Does Your Organization Have a Formal Risk Management Program?

Risk management is something every person and every business does every day. Most risk management is informal, and often attributed to “common sense”, but when it comes to your business, a formal Information Security Risk Management program is necessary, especially when one considers the cyber security threats that exist today.

Risk Options

There are fundamentally three things you can do with any risk;

  1. Mitigate: Take actions necessary to eliminate the risk or prevent its potential for occurrence. This is generally the best option, but not always practical, which is why it is not always the chosen path. Spending $100 to eliminate a risk that could cost you $1 in losses is not good math. But a single $100 investment that could save you from thousands of $1 losses makes much more sense! But how would you know if you do not evaluate the factors?
  2. Accept: An evaluation of the potential loss along with the probability of the threat occurring may lead you to determine that a particular risk is acceptable.
  3. Transfer: Purchasing insurance is a classic method of transferring risk.
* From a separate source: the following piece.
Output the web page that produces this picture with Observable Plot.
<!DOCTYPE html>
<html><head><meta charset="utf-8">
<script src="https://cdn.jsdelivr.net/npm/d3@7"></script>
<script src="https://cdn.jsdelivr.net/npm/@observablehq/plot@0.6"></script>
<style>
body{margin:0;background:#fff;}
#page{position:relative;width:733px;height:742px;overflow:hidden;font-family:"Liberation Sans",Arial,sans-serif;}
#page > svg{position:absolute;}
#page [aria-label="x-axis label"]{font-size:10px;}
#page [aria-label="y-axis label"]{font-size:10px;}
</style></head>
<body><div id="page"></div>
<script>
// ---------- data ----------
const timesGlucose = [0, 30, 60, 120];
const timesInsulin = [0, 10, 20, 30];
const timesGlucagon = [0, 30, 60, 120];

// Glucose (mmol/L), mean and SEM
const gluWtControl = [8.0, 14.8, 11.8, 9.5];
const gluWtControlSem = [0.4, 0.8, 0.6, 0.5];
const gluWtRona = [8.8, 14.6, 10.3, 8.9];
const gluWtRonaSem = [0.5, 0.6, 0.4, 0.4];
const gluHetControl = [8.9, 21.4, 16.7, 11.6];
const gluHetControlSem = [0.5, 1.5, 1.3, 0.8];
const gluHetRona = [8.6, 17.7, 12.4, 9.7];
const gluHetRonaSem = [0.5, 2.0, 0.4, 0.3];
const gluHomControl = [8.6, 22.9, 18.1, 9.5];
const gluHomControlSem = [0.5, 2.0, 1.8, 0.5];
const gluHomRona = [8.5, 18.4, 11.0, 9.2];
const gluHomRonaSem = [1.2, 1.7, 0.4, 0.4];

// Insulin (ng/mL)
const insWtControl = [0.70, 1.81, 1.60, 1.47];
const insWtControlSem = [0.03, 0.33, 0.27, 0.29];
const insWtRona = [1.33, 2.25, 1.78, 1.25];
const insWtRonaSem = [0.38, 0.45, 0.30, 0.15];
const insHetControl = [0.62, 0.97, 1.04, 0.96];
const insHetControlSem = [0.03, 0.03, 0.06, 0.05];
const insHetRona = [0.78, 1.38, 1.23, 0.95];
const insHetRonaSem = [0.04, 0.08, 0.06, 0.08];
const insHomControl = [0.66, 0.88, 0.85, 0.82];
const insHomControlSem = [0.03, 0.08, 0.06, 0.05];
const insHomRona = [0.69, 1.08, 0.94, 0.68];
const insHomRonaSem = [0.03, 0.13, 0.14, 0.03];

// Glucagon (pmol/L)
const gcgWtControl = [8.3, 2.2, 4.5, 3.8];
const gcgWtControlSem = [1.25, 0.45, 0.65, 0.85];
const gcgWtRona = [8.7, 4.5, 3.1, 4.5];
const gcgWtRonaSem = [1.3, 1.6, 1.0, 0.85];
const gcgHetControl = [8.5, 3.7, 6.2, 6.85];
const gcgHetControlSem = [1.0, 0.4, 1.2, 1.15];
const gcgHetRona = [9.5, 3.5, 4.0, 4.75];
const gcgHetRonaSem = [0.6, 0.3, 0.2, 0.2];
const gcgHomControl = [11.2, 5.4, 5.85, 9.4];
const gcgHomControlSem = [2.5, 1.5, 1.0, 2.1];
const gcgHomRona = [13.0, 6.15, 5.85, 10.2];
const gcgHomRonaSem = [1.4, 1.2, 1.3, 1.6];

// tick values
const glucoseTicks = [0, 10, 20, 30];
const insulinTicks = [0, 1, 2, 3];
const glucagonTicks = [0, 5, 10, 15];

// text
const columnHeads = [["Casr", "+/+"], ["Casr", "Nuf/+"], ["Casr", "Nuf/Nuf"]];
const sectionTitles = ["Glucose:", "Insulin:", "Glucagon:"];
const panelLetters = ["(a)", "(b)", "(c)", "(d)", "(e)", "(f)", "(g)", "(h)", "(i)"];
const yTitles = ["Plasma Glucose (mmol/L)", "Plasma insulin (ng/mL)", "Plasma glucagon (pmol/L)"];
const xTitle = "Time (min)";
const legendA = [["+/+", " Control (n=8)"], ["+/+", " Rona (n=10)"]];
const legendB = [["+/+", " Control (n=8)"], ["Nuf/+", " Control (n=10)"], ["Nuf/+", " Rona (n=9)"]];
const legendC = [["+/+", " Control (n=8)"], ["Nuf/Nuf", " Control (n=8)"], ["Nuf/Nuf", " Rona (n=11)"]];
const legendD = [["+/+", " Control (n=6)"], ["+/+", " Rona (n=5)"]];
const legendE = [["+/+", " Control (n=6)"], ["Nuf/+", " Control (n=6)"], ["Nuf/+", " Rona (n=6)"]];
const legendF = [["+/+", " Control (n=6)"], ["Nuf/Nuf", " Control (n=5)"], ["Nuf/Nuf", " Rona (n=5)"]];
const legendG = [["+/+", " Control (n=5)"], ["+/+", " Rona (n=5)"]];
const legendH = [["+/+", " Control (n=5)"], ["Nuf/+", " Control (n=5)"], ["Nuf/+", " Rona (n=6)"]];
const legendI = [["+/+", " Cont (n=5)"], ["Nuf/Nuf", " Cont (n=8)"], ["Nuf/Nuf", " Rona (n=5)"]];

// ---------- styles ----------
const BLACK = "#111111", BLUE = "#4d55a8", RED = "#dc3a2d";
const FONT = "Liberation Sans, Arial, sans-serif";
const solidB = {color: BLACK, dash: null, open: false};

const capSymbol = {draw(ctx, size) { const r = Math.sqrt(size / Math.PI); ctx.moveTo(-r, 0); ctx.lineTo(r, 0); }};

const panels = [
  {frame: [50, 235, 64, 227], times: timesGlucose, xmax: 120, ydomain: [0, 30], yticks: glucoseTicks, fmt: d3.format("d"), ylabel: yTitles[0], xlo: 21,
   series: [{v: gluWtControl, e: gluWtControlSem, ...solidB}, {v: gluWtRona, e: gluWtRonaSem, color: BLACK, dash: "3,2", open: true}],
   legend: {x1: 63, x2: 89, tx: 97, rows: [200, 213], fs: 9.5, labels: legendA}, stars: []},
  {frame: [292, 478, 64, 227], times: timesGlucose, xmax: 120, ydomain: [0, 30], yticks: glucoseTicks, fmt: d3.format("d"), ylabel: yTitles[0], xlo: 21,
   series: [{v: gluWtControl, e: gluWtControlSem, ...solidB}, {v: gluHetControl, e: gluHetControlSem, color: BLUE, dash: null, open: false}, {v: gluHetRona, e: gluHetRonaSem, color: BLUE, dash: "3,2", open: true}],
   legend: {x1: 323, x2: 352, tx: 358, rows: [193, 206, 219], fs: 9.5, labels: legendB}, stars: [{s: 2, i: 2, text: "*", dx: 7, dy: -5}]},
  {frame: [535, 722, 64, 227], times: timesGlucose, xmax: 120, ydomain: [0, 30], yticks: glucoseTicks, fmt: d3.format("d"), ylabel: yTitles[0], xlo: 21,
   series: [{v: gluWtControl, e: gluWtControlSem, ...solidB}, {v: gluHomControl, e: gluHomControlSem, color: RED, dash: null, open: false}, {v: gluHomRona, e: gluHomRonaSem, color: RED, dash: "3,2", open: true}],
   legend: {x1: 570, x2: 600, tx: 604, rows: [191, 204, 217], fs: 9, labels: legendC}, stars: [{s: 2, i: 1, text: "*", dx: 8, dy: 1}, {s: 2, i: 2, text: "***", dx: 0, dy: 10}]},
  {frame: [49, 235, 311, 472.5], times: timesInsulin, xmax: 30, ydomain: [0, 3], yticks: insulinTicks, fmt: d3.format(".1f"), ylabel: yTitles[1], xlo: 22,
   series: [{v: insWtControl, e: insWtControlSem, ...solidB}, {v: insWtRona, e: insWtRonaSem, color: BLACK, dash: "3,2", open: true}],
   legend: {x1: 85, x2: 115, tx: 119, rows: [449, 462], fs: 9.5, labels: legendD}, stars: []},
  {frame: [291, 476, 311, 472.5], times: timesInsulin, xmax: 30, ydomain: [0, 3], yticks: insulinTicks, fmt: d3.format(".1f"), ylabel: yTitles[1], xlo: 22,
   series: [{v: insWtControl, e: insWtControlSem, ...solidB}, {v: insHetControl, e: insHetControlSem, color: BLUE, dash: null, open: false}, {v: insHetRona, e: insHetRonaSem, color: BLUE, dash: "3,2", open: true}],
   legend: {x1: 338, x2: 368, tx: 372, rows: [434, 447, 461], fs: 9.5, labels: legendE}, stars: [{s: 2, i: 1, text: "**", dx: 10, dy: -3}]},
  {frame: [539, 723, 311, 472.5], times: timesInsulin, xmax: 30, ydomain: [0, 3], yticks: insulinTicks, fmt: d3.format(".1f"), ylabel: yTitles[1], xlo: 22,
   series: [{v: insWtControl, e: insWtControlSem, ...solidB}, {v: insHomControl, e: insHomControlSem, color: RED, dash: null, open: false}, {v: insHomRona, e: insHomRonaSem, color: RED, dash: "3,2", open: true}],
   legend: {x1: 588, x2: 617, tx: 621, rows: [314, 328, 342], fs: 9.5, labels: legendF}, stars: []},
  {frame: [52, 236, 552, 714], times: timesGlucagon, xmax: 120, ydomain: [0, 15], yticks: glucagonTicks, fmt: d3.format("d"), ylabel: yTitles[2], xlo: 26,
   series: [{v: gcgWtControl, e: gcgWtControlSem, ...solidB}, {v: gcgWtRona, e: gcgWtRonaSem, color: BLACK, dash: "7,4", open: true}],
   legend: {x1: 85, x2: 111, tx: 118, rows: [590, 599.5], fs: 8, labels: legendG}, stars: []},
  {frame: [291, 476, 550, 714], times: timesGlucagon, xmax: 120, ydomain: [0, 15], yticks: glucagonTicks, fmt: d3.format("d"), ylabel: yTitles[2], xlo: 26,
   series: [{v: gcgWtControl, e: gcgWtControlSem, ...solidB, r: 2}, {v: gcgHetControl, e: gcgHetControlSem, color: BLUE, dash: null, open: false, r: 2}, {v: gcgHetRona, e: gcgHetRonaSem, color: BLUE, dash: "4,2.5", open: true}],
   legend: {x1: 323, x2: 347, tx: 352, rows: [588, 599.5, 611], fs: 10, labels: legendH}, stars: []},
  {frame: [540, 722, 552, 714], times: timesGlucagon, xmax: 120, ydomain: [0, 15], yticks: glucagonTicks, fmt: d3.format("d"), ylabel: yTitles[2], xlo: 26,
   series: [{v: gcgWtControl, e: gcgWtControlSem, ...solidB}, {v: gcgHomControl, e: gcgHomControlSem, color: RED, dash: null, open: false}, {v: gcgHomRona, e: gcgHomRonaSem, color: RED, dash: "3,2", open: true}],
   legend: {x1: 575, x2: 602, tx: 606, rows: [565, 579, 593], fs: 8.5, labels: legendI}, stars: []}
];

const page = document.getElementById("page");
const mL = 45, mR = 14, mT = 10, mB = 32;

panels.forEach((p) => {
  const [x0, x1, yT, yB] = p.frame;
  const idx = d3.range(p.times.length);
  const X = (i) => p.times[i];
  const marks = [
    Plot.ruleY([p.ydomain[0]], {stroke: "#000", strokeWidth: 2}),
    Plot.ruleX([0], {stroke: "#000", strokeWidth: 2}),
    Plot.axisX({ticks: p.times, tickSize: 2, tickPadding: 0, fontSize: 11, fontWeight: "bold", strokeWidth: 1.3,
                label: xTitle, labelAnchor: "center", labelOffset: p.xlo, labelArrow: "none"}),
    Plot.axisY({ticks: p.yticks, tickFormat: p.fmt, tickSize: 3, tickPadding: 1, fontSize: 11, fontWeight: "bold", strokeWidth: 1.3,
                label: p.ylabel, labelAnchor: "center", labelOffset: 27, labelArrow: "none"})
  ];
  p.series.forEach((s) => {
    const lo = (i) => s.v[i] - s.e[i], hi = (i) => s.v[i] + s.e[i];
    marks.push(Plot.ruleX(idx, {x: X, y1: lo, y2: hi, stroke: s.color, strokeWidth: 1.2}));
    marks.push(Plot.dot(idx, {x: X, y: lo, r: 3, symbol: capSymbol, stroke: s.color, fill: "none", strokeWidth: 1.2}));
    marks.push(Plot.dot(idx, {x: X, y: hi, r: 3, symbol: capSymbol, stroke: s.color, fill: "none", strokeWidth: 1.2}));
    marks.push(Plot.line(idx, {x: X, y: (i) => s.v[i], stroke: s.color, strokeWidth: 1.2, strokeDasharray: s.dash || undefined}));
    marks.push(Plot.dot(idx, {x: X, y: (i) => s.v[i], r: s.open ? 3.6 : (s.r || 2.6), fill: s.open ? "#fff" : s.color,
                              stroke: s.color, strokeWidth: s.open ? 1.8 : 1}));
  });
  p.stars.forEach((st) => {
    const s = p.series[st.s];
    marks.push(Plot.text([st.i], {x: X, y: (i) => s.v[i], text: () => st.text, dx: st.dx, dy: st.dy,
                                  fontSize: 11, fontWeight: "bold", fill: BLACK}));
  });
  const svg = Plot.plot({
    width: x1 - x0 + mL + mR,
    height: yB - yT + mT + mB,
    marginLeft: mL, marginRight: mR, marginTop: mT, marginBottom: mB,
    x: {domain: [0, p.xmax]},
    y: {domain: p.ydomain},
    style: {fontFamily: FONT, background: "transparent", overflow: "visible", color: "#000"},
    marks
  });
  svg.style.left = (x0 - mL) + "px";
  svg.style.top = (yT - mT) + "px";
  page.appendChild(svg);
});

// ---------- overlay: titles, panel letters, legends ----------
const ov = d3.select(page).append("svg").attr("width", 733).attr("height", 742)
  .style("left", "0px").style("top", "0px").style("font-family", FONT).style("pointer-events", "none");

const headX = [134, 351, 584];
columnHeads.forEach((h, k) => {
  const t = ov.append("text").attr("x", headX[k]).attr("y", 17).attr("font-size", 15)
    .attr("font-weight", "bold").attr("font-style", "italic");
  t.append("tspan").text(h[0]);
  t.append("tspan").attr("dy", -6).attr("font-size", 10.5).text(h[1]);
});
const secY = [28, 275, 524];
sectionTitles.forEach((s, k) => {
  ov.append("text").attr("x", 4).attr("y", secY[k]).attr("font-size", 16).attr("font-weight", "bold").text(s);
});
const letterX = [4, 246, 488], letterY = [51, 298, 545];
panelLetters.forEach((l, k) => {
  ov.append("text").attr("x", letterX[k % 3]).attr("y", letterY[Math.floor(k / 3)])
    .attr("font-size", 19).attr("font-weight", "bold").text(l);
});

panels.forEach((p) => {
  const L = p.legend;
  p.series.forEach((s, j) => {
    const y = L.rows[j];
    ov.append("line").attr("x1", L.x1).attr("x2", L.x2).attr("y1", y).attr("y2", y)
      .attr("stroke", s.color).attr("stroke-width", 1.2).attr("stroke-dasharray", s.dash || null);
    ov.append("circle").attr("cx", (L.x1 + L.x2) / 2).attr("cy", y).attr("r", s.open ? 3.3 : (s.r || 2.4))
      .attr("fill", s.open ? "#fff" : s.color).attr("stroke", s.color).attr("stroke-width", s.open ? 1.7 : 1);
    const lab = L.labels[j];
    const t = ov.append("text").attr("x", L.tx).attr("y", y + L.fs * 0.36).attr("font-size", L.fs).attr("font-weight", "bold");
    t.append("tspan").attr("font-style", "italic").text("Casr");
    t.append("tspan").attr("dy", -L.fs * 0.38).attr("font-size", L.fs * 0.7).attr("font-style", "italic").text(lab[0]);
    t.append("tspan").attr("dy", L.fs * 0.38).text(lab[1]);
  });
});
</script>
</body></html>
In business, there are other methods such as engaging a managed IT services provider to run your IT department. They then own the responsibility to apply security patches to servers and mitigate risks from known vulnerabilities, for example.
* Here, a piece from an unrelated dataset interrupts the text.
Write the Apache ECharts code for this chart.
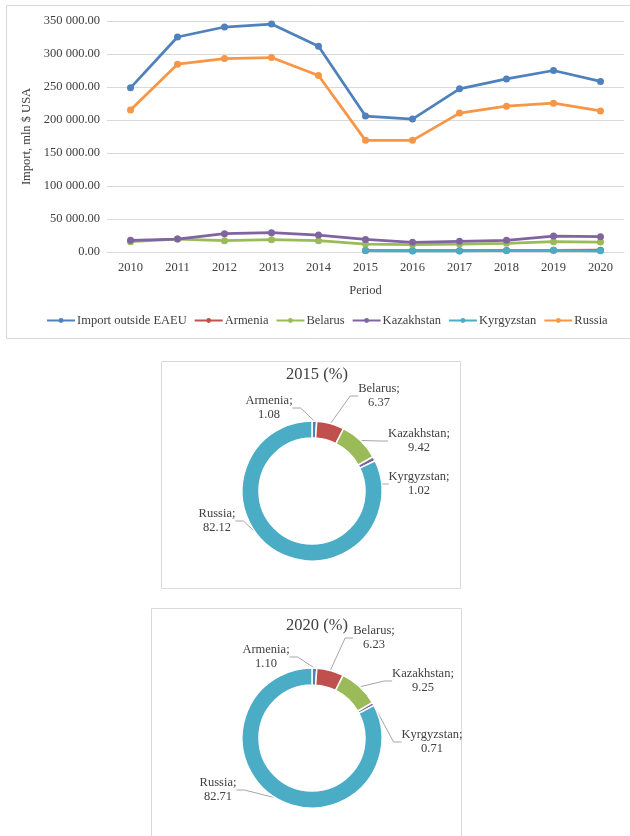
<!DOCTYPE html>
<html>
<head>
<meta charset="utf-8">
<script src="https://cdn.jsdelivr.net/npm/echarts@6/dist/echarts.min.js"></script>
<style>
  html, body { margin: 0; padding: 0; background: #ffffff; }
  #chart { width: 630px; height: 836px; }
</style>
</head>
<body>
<div id="chart"></div>
<script>
// Import of EAEU countries from outside the union, mln $ USA
const years = ['2010','2011','2012','2013','2014','2015','2016','2017','2018','2019','2020'];
const importOutside = [248700, 325800, 340900, 345400, 311700, 206000, 201400, 247200, 262300, 275000, 258400];
const armenia      = [null, null, null, null, null, 2200, 1900, 2000, 2300, 2500, 2800];
const belarus      = [15700, 19600, 17200, 18700, 17200, 12000, 11000, 12000, 13200, 15700, 15000];
const kazakhstan   = [17700, 19600, 27800, 29300, 25700, 19000, 14700, 16200, 17700, 24200, 23200];
const kyrgyzstan   = [null, null, null, null, null, 2100, 1600, 1700, 2400, 2500, 1800];
const russia       = [215000, 284500, 293100, 294600, 267400, 169200, 169200, 210500, 221000, 225500, 213800];

// Country shares of the import, %
const shareNames = ['Armenia', 'Belarus', 'Kazakhstan', 'Kyrgyzstan', 'Russia'];
const share2015 = [1.08, 6.37, 9.42, 1.02, 82.12];
const share2020 = [1.10, 6.23, 9.25, 0.71, 82.71];

const palette = {
  'Import outside EAEU': '#4F81BD',
  'Armenia': '#C0504D',
  'Belarus': '#9BBB59',
  'Kazakhstan': '#8064A2',
  'Kyrgyzstan': '#4BACC6',
  'Russia': '#F79646'
};
const sliceColors = ['#4F81BD', '#C0504D', '#9BBB59', '#8064A2', '#4BACC6'];
const serif = '"Liberation Serif", "Times New Roman", serif';
const textColor = '#404040';

function fmtThousands(v) {
  const s = Math.round(v).toString().replace(/\B(?=(\d{3})+(?!\d))/g, ' ');
  return s + '.00';
}

function lineSeries(name, data) {
  return {
    name: name,
    type: 'line',
    data: data,
    xAxisIndex: 0, yAxisIndex: 0,
    symbol: 'circle',
    symbolSize: 7,
    lineStyle: { width: 2.75, color: palette[name] },
    itemStyle: { color: palette[name] },
    connectNulls: false,
    animation: false
  };
}

// label positions of the donut labels (centre of each text block)
const donutLabelPos = [
  [[269, 408], [379, 396], [419, 441], [419, 484], [217, 521]],
  [[266, 657], [374, 638], [423, 681], [432, 742], [218, 790]]
];

function pieSeries(idx, data, centerY) {
  return {
    type: 'pie',
    radius: [53, 70],
    center: [312, centerY],
    startAngle: 90,
    clockwise: true,
    avoidLabelOverlap: false,
    animation: false,
    itemStyle: { borderColor: '#ffffff', borderWidth: 1.5 },
    data: shareNames.map((n, i) => ({
      name: n, value: data[i], itemStyle: { color: sliceColors[i] }
    })),
    label: {
      show: true,
      position: 'outside',
      formatter: p => p.name + ';\n' + p.value.toFixed(2),
      fontFamily: serif,
      fontSize: 12.5,
      lineHeight: 14,
      color: textColor,
      align: 'center'
    },
    labelLine: {
      show: true,
      length: 8,
      length2: 8,
      lineStyle: { color: '#a6a6a6', width: 1 }
    },
    labelLayout: function (p) {
      const pos = donutLabelPos[idx][p.dataIndex];
      return { x: pos[0], y: pos[1], align: 'center', verticalAlign: 'middle' };
    }
  };
}

const chart = echarts.init(document.getElementById('chart'), null, { renderer: 'canvas' });

chart.setOption({
  backgroundColor: '#ffffff',
  animation: false,
  graphic: [
    { type: 'rect', shape: { x: 6.5, y: 5.5, width: 640, height: 333 },
      style: { fill: 'none', stroke: '#d9d9d9', lineWidth: 1 } },
    { type: 'rect', shape: { x: 161.5, y: 361.5, width: 299, height: 227 },
      style: { fill: 'none', stroke: '#d9d9d9', lineWidth: 1 } },
    { type: 'rect', shape: { x: 151.5, y: 608.5, width: 310, height: 240 },
      style: { fill: 'none', stroke: '#d9d9d9', lineWidth: 1 } }
  ],
  title: [
    { text: '2015 (%)', left: 312, top: 361, textAlign: 'center',
      textStyle: { fontFamily: serif, fontSize: 16.5, fontWeight: 'normal', color: textColor } },
    { text: '2020 (%)', left: 312, top: 612, textAlign: 'center',
      textStyle: { fontFamily: serif, fontSize: 16.5, fontWeight: 'normal', color: textColor } }
  ],
  legend: {
    data: ['Import outside EAEU', 'Armenia', 'Belarus', 'Kazakhstan', 'Kyrgyzstan', 'Russia'],
    left: 46,
    top: 314,
    padding: 0,
    itemWidth: 28,
    itemHeight: 6,
    itemGap: 7,
    textStyle: { fontFamily: serif, fontSize: 12.5, color: textColor, padding: [0, 0, 0, -3] }
  },
  grid: { left: 107, right: 6, top: 21, height: 231, containLabel: false },
  xAxis: {
    type: 'category',
    data: years,
    boundaryGap: true,
    name: 'Period',
    nameLocation: 'middle',
    nameGap: 32,
    nameTextStyle: { fontFamily: serif, fontSize: 12.5, color: textColor },
    axisLine: { lineStyle: { color: '#d9d9d9', width: 1 } },
    axisTick: { show: false },
    axisLabel: { fontFamily: serif, fontSize: 12.5, color: textColor, margin: 9 }
  },
  yAxis: {
    type: 'value',
    min: 0,
    max: 350000,
    interval: 50000,
    name: 'Import, mln $ USA',
    nameLocation: 'middle',
    nameGap: 64,
    nameRotate: 90,
    nameTextStyle: { fontFamily: serif, fontSize: 12.5, color: textColor },
    axisLine: { show: false },
    axisTick: { show: false },
    splitLine: { lineStyle: { color: '#d9d9d9', width: 1 } },
    axisLabel: { fontFamily: serif, fontSize: 12.5, color: textColor, margin: 7,
      formatter: fmtThousands }
  },
  series: [
    lineSeries('Import outside EAEU', importOutside),
    lineSeries('Armenia', armenia),
    lineSeries('Belarus', belarus),
    lineSeries('Kazakhstan', kazakhstan),
    lineSeries('Kyrgyzstan', kyrgyzstan),
    lineSeries('Russia', russia),
    pieSeries(0, share2015, 491),
    pieSeries(1, share2020, 738)
  ]
});
</script>
</body>
</html>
What is a Risk Management Program?

At the core, an Information Security Risk Management Program is a process for performing risk analysis of information resources that store, process or transmit an organization’s data. The goal of such a program is to ensure the organization is operating at an acceptable level of risk with regards to the confidentiality, integrity, and availability of its Information Resources and especially sensitive data such as Personally Identifiable Information (PII) and Protected Health Information (PHI), or any other information protected by federal, state or local laws and regulations, or industry standards such as HIPAA, HITECH, PCI-DSS.
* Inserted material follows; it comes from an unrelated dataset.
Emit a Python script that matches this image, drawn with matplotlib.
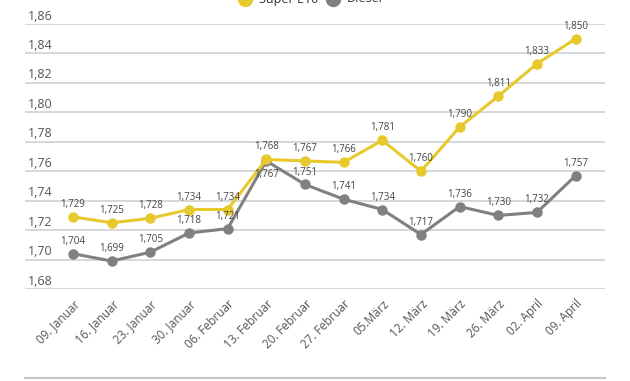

Two key parts of a Risk Management program are often overlooked. When performing the initial risk analysis, first retain documentation on the evaluation and decision, and then second, perform periodic reviews. A risk that may be acceptable today may warrant mitigation at some point in the future, but if you never review the decision, you will miss this fact.

Key Components

There are a number of frameworks and templates available that include specialized focus for different industry segments and regulatory concerns. For example, if you are handling credit card payments, you will need to consider PCI-DSS requirements while you evaluate your risk posture. While these frameworks may organize the topics differently, they will also provide more details on how to perform each step. However, at a fundamental level, Best Practices for performing Information Security Risk Management will include working through these steps;

  • Identify Assets
  • Value Assets
  • Identify Threats
  • Identify Vulnerabilities
  • Identify Existing Controls
  • Determine Likelihood of the Event Happening
  • Determine Impact
  • Determine Initial Risk Rating
  • Determine the Risk Management Strategy
  • Review Previous Risk Assessments Periodically

Summary

Regardless of the size of your business, you are exposed to risks on a daily basis. Information Security risks require an organized, systemic Risk Management approach to ensure you appropriately identify, quantify, and address threats to your IT infrastructure, and are appropriately safeguarding both your and your client’s data. If you are working with a Fully Managed Security Services Provider, they will have the skills and resources to guide you in developing your Risk Management program but you still have an active and key role in managing your risks.